Nos hemos conformado con esa tecnocracia verde de los Urkullu y los Feijóo. Por ambos discurre una pradería de caracteres hipotensos y una masa crítica que es borrega, con Sabino Arana o con los recuerdos gallleguistas de Fraga. Sorprende cómo ambos, después del secuestro civil de la pandemia, van quedando como hombres de paz y de palabra en tanto que el neocaciquismo ha brotado por las esquinas del Norte.
Lo que en Feijóo es bosque desanimado, ocultación de las banderas de España, en Urkullu es esfuerzo mínimo para seguir calentando la silla.
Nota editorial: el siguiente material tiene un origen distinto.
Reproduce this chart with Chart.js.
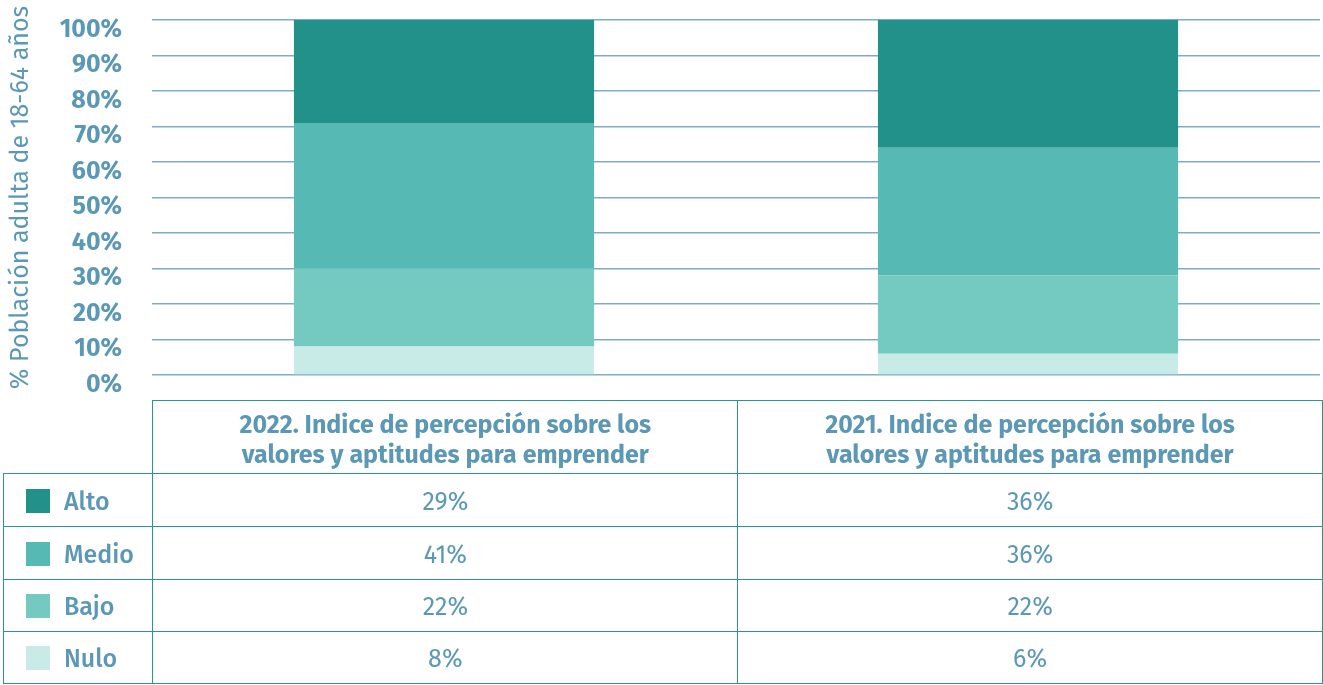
<!DOCTYPE html>
<html>
<head>
<meta charset="utf-8">
<script src="https://cdn.jsdelivr.net/npm/chart.js@4"></script>
<style>
  body { margin: 0; background: #fff; font-family: "Fira Sans", Roboto, sans-serif; }
  #wrap { position: relative; width: 1323px; height: 685px; overflow: hidden; }
  #chartBox { position: absolute; left: 0; top: -25px; width: 1323px; height: 445px; }
  #dataTable { position: absolute; left: 3px; top: 400px; border-collapse: collapse; color: #5b98b5; table-layout: fixed; }
  #dataTable td, #dataTable th { border: 1.5px solid #2b9690; padding: 0; text-align: center; }
  #dataTable th { font-size: 25px; font-weight: 700; line-height: 30px; padding-top: 5px; }
  #dataTable td { font-size: 25px; padding-top: 3px; }
  #dataTable th.blank { border: none; border-right: 1.5px solid #2b9690; border-bottom: 1.5px solid #2b9690; }
  #dataTable td.lbl { text-align: left; font-weight: 500; }
  .sw { display: inline-block; width: 24px; height: 24px; margin: -4px 14px 0 22px; vertical-align: middle; }
</style>
</head>
<body>
<div id="wrap">
  <div id="chartBox"><canvas id="chartCanvas"></canvas></div>
  <table id="dataTable"></table>
</div>
<script>
const categories = ["2022. Indice de percepción sobre los valores y aptitudes para emprender",
                    "2021. Indice de percepción sobre los valores y aptitudes para emprender"];
const headerLines = [["2022. Indice de percepción sobre los", "valores y aptitudes para emprender"],
                     ["2021. Indice de percepción sobre los", "valores y aptitudes para emprender"]];
const seriesNames = ["Nulo", "Bajo", "Medio", "Alto"];
const nulo = [8, 6];
const bajo = [22, 22];
const medio = [41, 36];
const alto = [29, 36];
const colors = ["#c8ebe8", "#74c9c1", "#56b9b4", "#22918a"];
const yTicks = [0, 10, 20, 30, 40, 50, 60, 70, 80, 90, 100];

const series = [nulo, bajo, medio, alto];
const textColor = "#5b98b5";

document.addEventListener("DOMContentLoaded", () => {
    const ctx = document.getElementById("chartCanvas").getContext("2d");

    new Chart(ctx, {
        type: 'bar',
        data: {
            labels: categories,
            datasets: series.map((vals, i) => ({
                label: seriesNames[i],
                data: vals,
                backgroundColor: colors[i],
                borderWidth: 0,
                barPercentage: 1,
                categoryPercentage: 0.514
            }))
        },
        options: {
            responsive: true,
            maintainAspectRatio: false,
            animation: false,
            layout: { padding: { left: 0, right: 3, top: 18, bottom: 25 } },
            plugins: { legend: { display: false }, tooltip: { enabled: false } },
            scales: {
                x: {
                    stacked: true,
                    ticks: { display: false },
                    grid: { display: false },
                    border: { display: false }
                },
                y: {
                    stacked: true,
                    min: 0,
                    max: 100,
                    afterBuildTicks: s => { s.ticks = yTicks.map(v => ({ value: v })); },
                    afterFit: s => { s.width = 152; },
                    ticks: {
                        color: textColor,
                        font: { family: "'Fira Sans', Roboto, sans-serif", size: 25, weight: 'bold' },
                        padding: 30,
                        labelOffset: 10,
                        callback: v => v + "%"
                    },
                    grid: { color: "#7eabc6", lineWidth: 1.5, drawTicks: false },
                    border: { display: false },
                    title: {
                        display: true,
                        text: "% Población adulta de 18-64 años",
                        color: textColor,
                        font: { family: "'Fira Sans', Roboto, sans-serif", size: 25 },
                        padding: { top: 6, bottom: 0 }
                    }
                }
            }
        }
    });

    // data table under the chart
    const table = document.getElementById("dataTable");
    let html = '<tr style="height:73px"><th class="blank" style="width:149px"></th>';
    headerLines.forEach(lines => {
        html += '<th style="width:584px">' + lines.join('<br>') + '</th>';
    });
    html += '</tr>';
    const rowHeights = [53, 53, 52, 52];
    for (let r = series.length - 1; r >= 0; r--) {
        html += '<tr style="height:' + rowHeights[series.length - 1 - r] + 'px">';
        html += '<td class="lbl"><span class="sw" style="background:' + colors[r] + '"></span>' + seriesNames[r] + '</td>';
        series[r].forEach(v => { html += '<td>' + v + '%</td>'; });
        html += '</tr>';
    }
    table.innerHTML = html;
});
</script>
</body>
</html>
Ambos son estafermos pospandémicos, y la socialdemocracia comodona y covachuelista ya los elogia por decir dos vaguedades y por no sacar a los muertos del derrumbe.
Son las de este domingo unas elecciones donde, en otro tiempo, yo hubiera andado reportajeando en Donosti. Pero acaso lo que saldrá del bombo es la confirmación del hastío como repulsa a Sánchez o como reafirmación del Dios, patria y viejas leyes con la letra pequeña.
En Argentina, en la Casa Rosada, ha habido más vascos que lehendakaris. Un dato que sirve para ilustrar que en el PNV quedan los camastrones para recoger las nueces. Decía Lorca que la peor burguesía de España era la de Granada y el pobre, ay, se ve que no conoció a los veletas carlistones de Neguri.
Lo que salga esta noche de las urnas deberá ser refrendado por el bicho Covid-19 en las fragas y en los caseríos. Son unas elecciones tristes, con la mascarilla a media asta, por mucho que Melisa Rodríguez se haya ido a las antípodas galaicas a predicar, o que en Vascongadas aún sigan practicando el noble arte de coser a pedradas al que ha tenido la desfortuna de creer en el Estado de Derecho.
Mañana, si Dios no lo remedia, dos nacionalistas le pondrán más aldea y bosque desanimado a la España de Dina. Veré el escrutinio por imposición o aburrimiento.